___ Data supplied ___

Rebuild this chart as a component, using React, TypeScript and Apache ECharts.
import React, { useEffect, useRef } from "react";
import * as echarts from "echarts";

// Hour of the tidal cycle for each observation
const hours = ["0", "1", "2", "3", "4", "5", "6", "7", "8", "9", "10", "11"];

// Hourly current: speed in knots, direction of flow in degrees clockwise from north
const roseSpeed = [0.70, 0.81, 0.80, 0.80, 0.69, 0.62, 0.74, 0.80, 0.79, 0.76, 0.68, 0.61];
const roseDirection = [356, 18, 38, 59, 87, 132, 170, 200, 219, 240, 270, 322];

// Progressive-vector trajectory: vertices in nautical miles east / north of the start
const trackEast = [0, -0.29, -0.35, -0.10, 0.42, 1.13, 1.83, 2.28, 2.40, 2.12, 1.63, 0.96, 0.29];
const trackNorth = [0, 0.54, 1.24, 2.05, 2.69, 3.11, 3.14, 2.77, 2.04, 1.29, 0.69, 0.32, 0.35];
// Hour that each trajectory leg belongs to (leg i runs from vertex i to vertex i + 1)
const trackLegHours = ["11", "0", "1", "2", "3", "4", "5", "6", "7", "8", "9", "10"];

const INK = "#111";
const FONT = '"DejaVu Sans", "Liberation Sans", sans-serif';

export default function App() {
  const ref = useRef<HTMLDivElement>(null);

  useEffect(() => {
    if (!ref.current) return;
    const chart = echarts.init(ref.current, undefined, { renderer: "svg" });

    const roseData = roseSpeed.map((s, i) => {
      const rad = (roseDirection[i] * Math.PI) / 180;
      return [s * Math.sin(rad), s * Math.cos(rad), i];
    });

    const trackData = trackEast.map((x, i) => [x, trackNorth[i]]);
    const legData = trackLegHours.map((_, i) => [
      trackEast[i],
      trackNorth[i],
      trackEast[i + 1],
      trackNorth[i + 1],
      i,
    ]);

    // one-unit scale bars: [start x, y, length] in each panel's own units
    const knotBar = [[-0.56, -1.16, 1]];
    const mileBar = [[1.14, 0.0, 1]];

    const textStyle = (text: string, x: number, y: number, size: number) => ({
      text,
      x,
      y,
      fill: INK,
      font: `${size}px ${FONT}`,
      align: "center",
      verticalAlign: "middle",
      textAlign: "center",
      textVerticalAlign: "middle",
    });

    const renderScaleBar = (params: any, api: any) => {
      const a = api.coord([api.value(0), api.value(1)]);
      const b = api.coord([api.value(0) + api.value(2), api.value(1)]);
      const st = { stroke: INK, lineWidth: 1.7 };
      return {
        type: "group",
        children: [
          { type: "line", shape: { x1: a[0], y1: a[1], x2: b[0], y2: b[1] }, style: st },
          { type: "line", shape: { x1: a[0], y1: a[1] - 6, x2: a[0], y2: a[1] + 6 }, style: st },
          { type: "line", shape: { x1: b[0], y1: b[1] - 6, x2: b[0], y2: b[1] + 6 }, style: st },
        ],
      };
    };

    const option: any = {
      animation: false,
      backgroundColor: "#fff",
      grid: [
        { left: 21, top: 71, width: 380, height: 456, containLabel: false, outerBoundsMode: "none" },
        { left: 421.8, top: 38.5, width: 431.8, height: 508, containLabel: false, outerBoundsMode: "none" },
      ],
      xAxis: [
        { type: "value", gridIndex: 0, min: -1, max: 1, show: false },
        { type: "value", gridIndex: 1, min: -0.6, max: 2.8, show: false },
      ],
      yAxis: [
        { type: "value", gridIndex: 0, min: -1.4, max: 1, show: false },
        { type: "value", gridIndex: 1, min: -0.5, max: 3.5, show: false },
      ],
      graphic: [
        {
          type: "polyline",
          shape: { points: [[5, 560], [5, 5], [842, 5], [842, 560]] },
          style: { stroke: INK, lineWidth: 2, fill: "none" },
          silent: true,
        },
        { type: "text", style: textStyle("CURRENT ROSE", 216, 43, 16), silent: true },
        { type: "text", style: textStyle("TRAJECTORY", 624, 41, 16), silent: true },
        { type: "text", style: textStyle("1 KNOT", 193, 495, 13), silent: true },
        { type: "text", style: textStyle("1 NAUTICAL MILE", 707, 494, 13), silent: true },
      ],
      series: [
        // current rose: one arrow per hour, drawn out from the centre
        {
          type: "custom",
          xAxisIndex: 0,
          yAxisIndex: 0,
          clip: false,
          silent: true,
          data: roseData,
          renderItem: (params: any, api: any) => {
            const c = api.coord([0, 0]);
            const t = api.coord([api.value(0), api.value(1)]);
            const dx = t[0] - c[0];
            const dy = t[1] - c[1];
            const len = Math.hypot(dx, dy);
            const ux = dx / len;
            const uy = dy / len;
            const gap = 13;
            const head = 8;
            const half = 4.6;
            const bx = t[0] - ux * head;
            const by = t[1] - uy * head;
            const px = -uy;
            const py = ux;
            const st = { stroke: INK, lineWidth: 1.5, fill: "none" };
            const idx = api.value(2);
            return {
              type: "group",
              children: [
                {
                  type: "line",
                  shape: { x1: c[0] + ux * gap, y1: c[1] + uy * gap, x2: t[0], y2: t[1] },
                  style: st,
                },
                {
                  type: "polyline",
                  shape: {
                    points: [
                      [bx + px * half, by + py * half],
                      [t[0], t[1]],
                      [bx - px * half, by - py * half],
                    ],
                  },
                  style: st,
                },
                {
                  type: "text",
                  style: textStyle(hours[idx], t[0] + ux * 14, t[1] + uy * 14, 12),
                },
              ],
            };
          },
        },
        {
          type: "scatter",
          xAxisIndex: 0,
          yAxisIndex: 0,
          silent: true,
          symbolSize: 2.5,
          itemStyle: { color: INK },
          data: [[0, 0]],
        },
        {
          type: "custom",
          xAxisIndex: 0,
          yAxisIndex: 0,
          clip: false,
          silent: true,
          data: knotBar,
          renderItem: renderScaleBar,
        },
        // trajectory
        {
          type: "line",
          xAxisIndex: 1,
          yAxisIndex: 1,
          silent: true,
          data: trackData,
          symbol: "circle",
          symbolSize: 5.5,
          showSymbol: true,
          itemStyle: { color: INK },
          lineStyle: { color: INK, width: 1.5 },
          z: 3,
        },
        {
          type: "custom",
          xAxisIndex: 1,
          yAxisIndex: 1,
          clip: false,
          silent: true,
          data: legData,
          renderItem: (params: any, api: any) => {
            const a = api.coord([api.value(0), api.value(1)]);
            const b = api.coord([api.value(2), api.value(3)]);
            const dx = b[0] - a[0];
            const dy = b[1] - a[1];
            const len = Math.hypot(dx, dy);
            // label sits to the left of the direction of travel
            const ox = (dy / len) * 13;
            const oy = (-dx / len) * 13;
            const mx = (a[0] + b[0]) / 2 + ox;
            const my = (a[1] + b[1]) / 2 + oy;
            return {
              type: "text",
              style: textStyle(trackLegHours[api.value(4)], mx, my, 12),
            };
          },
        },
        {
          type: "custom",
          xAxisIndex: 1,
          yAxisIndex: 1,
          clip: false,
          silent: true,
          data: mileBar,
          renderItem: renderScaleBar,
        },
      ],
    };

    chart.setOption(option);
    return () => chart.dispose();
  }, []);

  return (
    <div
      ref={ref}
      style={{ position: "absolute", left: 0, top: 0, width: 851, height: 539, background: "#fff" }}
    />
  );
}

___
___ Data supplied ___

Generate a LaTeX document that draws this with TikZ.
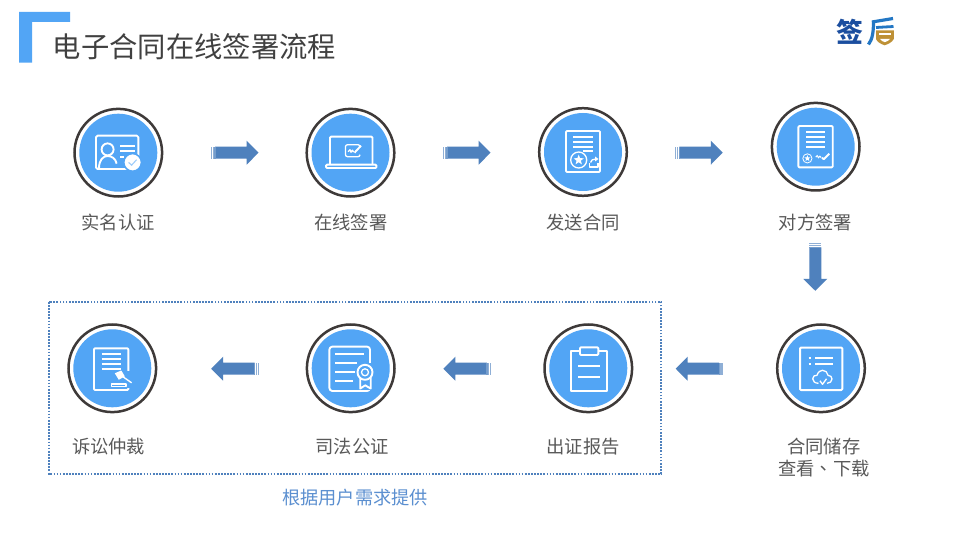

___

* _Given problem_
Copy out every line from the data above that has "this" in it.

* _Exercise response_
Rebuild this chart as a component, using React, TypeScript and Apache ECharts.
Generate a LaTeX document that draws this with TikZ.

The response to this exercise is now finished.